#### Exercise details
Leave the pictures out and copy exactly the lines from the line containing "Write the TikZ code for this diagram." to the line containing "(0,0) rectangle (709,384);", both lines included.

#### Data rows

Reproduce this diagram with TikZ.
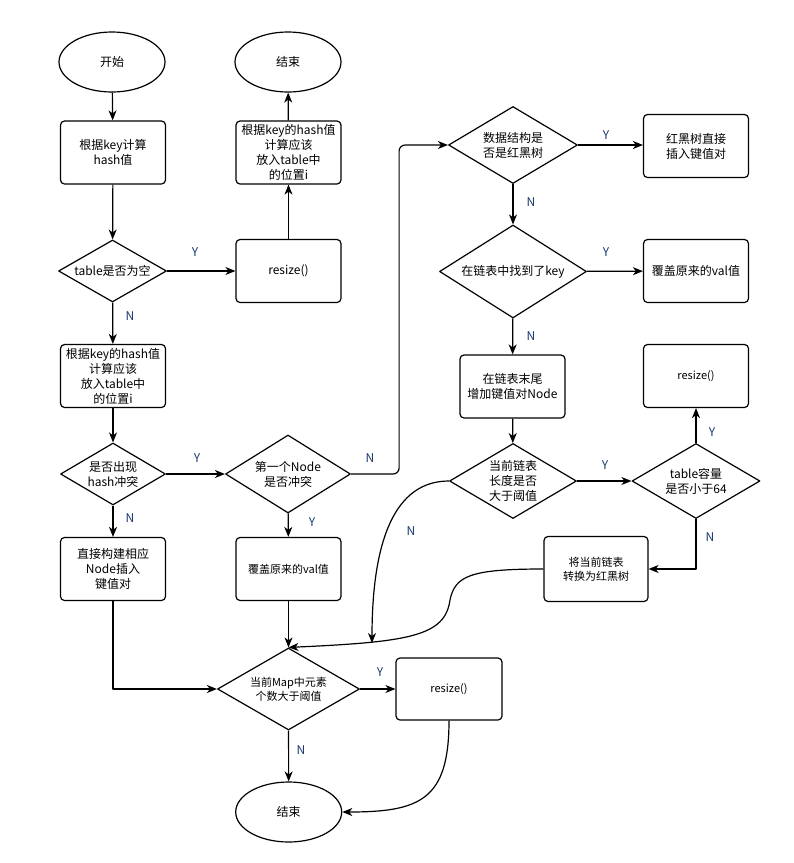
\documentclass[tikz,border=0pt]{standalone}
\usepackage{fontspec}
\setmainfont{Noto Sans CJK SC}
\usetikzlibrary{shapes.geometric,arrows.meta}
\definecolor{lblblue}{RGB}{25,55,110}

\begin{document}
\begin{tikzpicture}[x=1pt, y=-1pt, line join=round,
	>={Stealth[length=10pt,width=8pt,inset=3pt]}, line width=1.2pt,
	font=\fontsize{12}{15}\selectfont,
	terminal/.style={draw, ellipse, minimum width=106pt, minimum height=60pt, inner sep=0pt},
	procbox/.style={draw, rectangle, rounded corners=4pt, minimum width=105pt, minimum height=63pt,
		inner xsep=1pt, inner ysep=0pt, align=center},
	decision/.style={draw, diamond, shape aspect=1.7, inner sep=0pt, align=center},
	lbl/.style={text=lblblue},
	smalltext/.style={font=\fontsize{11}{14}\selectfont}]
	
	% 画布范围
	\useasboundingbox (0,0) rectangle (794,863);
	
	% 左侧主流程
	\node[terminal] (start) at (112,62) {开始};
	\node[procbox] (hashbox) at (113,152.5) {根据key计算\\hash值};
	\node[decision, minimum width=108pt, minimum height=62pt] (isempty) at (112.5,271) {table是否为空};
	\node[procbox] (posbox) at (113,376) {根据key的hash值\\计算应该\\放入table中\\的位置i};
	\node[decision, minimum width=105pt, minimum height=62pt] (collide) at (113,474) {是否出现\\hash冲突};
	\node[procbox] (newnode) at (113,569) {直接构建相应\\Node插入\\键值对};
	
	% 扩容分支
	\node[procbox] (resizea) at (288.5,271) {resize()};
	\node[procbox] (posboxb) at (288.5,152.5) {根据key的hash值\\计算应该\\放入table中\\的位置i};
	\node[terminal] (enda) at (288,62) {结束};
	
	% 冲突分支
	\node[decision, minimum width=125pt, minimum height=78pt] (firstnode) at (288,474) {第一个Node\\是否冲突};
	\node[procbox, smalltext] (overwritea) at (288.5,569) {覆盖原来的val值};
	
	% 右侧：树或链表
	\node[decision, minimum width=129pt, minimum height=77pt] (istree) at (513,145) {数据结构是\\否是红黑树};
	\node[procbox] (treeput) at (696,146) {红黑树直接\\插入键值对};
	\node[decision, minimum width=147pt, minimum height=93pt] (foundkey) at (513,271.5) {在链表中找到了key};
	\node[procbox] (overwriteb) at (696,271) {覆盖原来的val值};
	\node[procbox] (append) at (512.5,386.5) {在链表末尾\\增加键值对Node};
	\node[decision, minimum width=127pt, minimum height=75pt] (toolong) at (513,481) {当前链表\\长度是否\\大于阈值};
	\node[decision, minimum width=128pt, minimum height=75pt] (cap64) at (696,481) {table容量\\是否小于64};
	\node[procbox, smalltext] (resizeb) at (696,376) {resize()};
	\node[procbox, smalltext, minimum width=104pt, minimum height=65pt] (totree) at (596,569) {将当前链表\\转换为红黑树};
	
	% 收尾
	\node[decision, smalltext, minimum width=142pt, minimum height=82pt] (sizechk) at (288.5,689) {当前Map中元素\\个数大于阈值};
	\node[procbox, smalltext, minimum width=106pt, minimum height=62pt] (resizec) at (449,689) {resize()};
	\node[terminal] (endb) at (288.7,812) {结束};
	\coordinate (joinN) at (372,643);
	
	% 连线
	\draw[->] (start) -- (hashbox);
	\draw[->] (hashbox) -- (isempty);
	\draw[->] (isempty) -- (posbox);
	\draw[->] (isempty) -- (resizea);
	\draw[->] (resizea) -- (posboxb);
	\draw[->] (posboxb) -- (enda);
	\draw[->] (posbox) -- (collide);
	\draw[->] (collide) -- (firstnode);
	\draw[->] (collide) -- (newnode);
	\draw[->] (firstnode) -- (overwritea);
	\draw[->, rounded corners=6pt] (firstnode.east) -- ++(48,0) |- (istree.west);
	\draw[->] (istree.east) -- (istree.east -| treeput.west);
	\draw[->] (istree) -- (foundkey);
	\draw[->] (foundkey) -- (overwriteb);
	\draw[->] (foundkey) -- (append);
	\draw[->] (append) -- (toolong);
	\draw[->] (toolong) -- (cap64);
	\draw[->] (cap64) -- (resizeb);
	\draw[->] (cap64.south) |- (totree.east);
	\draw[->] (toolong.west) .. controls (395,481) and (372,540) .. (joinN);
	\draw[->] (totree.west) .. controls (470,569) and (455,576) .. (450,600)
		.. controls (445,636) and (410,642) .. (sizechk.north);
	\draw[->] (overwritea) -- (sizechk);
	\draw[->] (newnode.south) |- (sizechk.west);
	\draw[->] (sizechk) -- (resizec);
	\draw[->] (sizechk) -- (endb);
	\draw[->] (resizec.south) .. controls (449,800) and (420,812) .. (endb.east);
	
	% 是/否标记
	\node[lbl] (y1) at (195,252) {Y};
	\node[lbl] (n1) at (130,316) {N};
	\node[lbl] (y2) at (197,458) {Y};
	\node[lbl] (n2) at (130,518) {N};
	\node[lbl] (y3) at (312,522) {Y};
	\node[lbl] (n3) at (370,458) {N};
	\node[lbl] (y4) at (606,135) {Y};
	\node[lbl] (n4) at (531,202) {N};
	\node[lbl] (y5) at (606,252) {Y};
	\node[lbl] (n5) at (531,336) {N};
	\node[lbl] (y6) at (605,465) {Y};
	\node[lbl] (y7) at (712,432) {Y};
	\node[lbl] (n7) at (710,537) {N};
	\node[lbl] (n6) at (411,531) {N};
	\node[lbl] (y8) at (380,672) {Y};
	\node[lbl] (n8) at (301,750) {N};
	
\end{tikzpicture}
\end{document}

* * *

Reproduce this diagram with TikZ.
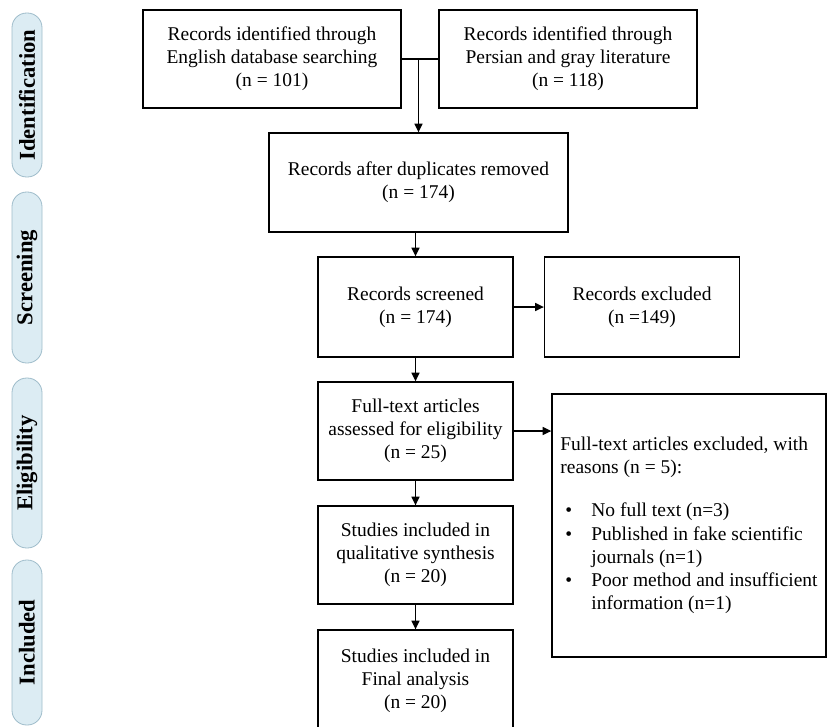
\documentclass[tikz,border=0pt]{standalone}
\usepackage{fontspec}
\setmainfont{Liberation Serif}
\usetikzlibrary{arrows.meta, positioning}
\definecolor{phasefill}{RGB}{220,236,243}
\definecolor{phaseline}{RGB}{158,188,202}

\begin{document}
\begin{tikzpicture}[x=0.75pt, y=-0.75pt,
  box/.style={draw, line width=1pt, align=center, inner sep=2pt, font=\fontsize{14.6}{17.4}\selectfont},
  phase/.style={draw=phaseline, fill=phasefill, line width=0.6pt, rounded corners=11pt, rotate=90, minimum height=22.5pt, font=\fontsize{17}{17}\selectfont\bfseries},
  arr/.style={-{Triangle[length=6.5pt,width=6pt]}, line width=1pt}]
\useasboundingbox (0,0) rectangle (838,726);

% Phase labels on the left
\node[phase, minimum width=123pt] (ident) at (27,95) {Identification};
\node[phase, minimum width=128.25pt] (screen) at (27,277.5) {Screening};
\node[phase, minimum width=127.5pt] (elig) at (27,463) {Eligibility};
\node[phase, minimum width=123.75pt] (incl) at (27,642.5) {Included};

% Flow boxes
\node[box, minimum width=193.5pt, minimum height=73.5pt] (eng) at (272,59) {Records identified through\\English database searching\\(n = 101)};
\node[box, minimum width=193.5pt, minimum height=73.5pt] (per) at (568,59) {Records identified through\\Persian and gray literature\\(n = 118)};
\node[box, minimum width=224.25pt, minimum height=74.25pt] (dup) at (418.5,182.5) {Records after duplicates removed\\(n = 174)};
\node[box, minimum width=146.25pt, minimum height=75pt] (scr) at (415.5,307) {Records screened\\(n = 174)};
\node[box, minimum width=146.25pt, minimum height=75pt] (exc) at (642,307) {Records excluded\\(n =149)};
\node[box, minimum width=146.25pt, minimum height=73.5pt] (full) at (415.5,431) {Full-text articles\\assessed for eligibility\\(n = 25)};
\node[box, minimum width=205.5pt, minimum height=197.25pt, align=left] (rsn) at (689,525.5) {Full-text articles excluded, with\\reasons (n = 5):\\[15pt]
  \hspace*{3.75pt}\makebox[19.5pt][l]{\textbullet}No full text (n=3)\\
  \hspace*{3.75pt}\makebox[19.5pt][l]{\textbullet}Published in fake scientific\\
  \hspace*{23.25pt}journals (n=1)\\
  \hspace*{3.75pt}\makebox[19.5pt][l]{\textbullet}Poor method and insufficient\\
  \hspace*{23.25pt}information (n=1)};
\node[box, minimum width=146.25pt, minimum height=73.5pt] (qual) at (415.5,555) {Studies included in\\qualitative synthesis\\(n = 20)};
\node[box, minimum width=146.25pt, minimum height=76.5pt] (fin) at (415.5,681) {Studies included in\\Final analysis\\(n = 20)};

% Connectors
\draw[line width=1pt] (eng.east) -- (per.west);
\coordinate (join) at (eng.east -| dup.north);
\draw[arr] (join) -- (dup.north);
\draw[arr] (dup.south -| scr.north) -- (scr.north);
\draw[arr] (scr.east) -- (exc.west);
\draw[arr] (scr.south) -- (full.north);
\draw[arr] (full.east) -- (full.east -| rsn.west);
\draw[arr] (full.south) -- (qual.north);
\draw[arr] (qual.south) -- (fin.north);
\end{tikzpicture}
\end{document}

...

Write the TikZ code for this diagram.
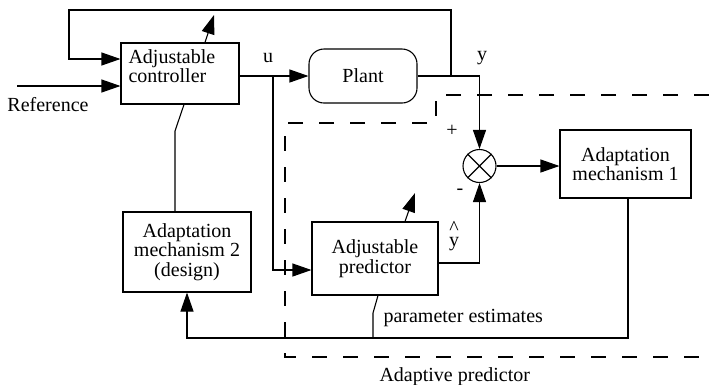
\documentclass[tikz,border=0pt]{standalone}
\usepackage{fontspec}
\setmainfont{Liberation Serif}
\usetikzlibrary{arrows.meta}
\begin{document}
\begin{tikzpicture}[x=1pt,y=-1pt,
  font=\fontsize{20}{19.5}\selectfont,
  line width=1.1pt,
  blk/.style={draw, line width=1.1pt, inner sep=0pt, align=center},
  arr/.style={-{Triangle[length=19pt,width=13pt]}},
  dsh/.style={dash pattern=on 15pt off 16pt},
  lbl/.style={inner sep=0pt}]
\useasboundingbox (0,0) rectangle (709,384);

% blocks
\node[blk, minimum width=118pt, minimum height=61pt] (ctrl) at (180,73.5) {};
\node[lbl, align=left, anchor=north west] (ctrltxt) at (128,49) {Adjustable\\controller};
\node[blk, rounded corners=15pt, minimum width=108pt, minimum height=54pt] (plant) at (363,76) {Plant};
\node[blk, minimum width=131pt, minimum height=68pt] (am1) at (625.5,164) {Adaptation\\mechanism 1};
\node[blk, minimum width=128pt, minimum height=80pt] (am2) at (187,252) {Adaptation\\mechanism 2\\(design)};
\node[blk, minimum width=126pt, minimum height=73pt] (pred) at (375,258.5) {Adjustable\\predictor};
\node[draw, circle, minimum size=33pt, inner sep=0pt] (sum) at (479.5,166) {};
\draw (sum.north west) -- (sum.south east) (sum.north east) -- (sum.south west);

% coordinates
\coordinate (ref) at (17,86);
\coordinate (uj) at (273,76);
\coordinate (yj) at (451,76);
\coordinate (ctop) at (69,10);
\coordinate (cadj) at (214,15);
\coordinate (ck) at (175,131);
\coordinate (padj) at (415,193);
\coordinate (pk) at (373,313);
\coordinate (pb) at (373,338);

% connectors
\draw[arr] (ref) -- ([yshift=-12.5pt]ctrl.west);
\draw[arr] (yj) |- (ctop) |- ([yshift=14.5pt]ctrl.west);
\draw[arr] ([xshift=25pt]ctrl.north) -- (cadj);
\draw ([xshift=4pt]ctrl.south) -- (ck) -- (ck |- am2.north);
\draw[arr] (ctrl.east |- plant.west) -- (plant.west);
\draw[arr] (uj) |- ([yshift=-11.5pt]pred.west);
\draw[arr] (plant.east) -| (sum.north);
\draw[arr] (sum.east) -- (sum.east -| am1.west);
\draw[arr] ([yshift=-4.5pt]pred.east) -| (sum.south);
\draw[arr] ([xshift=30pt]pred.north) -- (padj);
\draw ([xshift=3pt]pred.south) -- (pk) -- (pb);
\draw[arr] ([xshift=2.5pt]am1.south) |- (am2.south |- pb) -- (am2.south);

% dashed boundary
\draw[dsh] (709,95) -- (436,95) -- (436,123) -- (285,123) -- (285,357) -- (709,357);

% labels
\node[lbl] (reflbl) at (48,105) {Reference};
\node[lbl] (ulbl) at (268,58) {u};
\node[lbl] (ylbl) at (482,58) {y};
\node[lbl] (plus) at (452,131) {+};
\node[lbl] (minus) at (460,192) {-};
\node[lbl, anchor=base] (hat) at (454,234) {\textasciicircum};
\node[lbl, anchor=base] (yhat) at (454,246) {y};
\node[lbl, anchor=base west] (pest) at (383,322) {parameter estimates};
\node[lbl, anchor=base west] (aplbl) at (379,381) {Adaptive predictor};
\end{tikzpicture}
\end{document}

#### Answer to the task
Write the TikZ code for this diagram.
\documentclass[tikz,border=0pt]{standalone}
\usepackage{fontspec}
\setmainfont{Liberation Serif}
\usetikzlibrary{arrows.meta}
\begin{document}
\begin{tikzpicture}[x=1pt,y=-1pt,
  font=\fontsize{20}{19.5}\selectfont,
  line width=1.1pt,
  blk/.style={draw, line width=1.1pt, inner sep=0pt, align=center},
  arr/.style={-{Triangle[length=19pt,width=13pt]}},
  dsh/.style={dash pattern=on 15pt off 16pt},
  lbl/.style={inner sep=0pt}]
\useasboundingbox (0,0) rectangle (709,384);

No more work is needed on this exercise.